Leave out the images; return the rest of the data exactly.
= = = =
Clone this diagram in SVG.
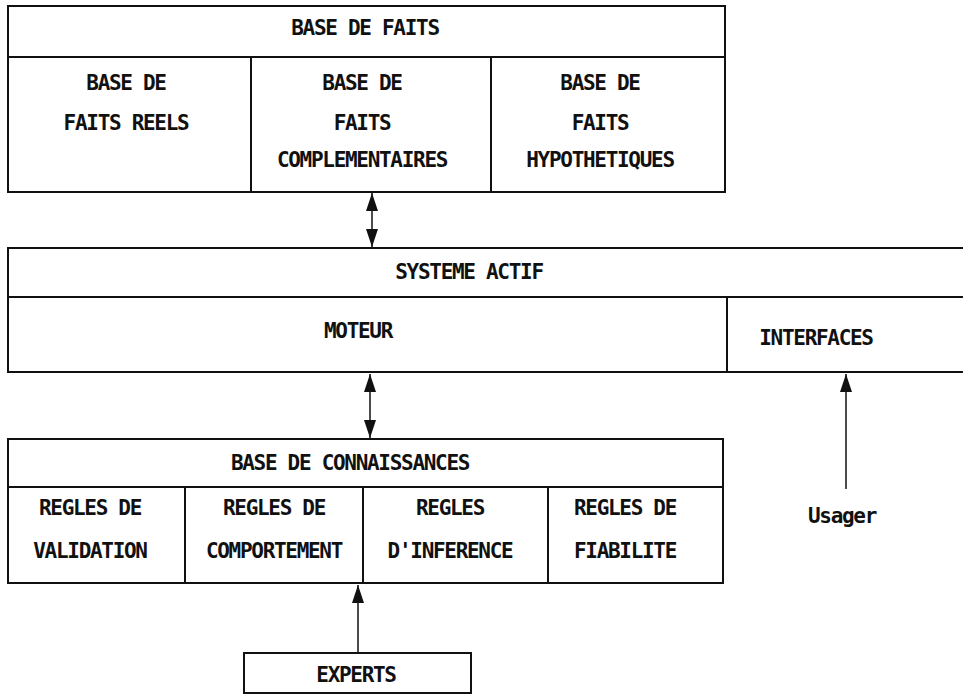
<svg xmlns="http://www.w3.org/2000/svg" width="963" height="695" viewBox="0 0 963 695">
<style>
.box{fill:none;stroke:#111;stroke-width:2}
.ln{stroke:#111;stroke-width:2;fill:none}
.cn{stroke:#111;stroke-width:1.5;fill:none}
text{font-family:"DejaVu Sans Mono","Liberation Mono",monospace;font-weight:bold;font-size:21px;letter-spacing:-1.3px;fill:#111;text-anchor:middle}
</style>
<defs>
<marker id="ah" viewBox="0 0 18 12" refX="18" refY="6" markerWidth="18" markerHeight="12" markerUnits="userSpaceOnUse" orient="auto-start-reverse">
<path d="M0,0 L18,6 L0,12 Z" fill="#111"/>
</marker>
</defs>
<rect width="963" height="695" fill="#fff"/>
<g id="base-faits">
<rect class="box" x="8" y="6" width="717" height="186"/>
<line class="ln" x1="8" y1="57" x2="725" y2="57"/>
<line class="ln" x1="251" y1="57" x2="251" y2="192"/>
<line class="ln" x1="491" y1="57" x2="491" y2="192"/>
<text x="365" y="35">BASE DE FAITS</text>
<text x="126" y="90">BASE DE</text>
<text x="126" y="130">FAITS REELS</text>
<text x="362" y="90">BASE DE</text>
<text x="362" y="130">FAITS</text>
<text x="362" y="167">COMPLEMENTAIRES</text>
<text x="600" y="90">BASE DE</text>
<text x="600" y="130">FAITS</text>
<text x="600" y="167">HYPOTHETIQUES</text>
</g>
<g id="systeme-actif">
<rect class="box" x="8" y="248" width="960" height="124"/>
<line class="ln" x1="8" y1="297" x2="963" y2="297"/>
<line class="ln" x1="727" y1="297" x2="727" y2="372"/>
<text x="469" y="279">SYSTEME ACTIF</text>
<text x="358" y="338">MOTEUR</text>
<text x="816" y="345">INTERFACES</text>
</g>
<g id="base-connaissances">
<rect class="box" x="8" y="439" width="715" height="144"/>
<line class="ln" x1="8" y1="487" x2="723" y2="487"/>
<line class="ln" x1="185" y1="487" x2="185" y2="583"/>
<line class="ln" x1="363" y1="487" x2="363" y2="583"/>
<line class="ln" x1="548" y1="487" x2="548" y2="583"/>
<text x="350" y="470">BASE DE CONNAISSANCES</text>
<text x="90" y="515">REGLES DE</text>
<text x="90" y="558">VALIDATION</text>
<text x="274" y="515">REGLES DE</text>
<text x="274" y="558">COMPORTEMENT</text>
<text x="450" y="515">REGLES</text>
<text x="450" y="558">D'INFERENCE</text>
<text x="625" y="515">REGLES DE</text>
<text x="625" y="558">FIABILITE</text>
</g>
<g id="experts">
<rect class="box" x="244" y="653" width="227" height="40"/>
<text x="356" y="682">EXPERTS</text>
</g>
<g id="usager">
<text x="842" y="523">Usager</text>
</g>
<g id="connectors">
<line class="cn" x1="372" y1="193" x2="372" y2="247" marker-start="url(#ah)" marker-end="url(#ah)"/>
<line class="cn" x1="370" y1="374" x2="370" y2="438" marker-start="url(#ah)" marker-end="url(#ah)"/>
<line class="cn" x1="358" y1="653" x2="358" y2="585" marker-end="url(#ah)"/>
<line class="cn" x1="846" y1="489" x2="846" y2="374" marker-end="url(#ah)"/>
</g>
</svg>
= = = =
◆ **Final answer**:
Clone this diagram in SVG.
<svg xmlns="http://www.w3.org/2000/svg" width="963" height="695" viewBox="0 0 963 695">
<style>
.box{fill:none;stroke:#111;stroke-width:2}
.ln{stroke:#111;stroke-width:2;fill:none}
.cn{stroke:#111;stroke-width:1.5;fill:none}
text{font-family:"DejaVu Sans Mono","Liberation Mono",monospace;font-weight:bold;font-size:21px;letter-spacing:-1.3px;fill:#111;text-anchor:middle}
</style>
<defs>
<marker id="ah" viewBox="0 0 18 12" refX="18" refY="6" markerWidth="18" markerHeight="12" markerUnits="userSpaceOnUse" orient="auto-start-reverse">
<path d="M0,0 L18,6 L0,12 Z" fill="#111"/>
</marker>
</defs>
<rect width="963" height="695" fill="#fff"/>
<g id="base-faits">
<rect class="box" x="8" y="6" width="717" height="186"/>
<line class="ln" x1="8" y1="57" x2="725" y2="57"/>
<line class="ln" x1="251" y1="57" x2="251" y2="192"/>
<line class="ln" x1="491" y1="57" x2="491" y2="192"/>
<text x="365" y="35">BASE DE FAITS</text>
<text x="126" y="90">BASE DE</text>
<text x="126" y="130">FAITS REELS</text>
<text x="362" y="90">BASE DE</text>
<text x="362" y="130">FAITS</text>
<text x="362" y="167">COMPLEMENTAIRES</text>
<text x="600" y="90">BASE DE</text>
<text x="600" y="130">FAITS</text>
<text x="600" y="167">HYPOTHETIQUES</text>
</g>
<g id="systeme-actif">
<rect class="box" x="8" y="248" width="960" height="124"/>
<line class="ln" x1="8" y1="297" x2="963" y2="297"/>
<line class="ln" x1="727" y1="297" x2="727" y2="372"/>
<text x="469" y="279">SYSTEME ACTIF</text>
<text x="358" y="338">MOTEUR</text>
<text x="816" y="345">INTERFACES</text>
</g>
<g id="base-connaissances">
<rect class="box" x="8" y="439" width="715" height="144"/>
<line class="ln" x1="8" y1="487" x2="723" y2="487"/>
<line class="ln" x1="185" y1="487" x2="185" y2="583"/>
<line class="ln" x1="363" y1="487" x2="363" y2="583"/>
<line class="ln" x1="548" y1="487" x2="548" y2="583"/>
<text x="350" y="470">BASE DE CONNAISSANCES</text>
<text x="90" y="515">REGLES DE</text>
<text x="90" y="558">VALIDATION</text>
<text x="274" y="515">REGLES DE</text>
<text x="274" y="558">COMPORTEMENT</text>
<text x="450" y="515">REGLES</text>
<text x="450" y="558">D'INFERENCE</text>
<text x="625" y="515">REGLES DE</text>
<text x="625" y="558">FIABILITE</text>
</g>
<g id="experts">
<rect class="box" x="244" y="653" width="227" height="40"/>
<text x="356" y="682">EXPERTS</text>
</g>
<g id="usager">
<text x="842" y="523">Usager</text>
</g>
<g id="connectors">
<line class="cn" x1="372" y1="193" x2="372" y2="247" marker-start="url(#ah)" marker-end="url(#ah)"/>
<line class="cn" x1="370" y1="374" x2="370" y2="438" marker-start="url(#ah)" marker-end="url(#ah)"/>
<line class="cn" x1="358" y1="653" x2="358" y2="585" marker-end="url(#ah)"/>
<line class="cn" x1="846" y1="489" x2="846" y2="374" marker-end="url(#ah)"/>
</g>
</svg>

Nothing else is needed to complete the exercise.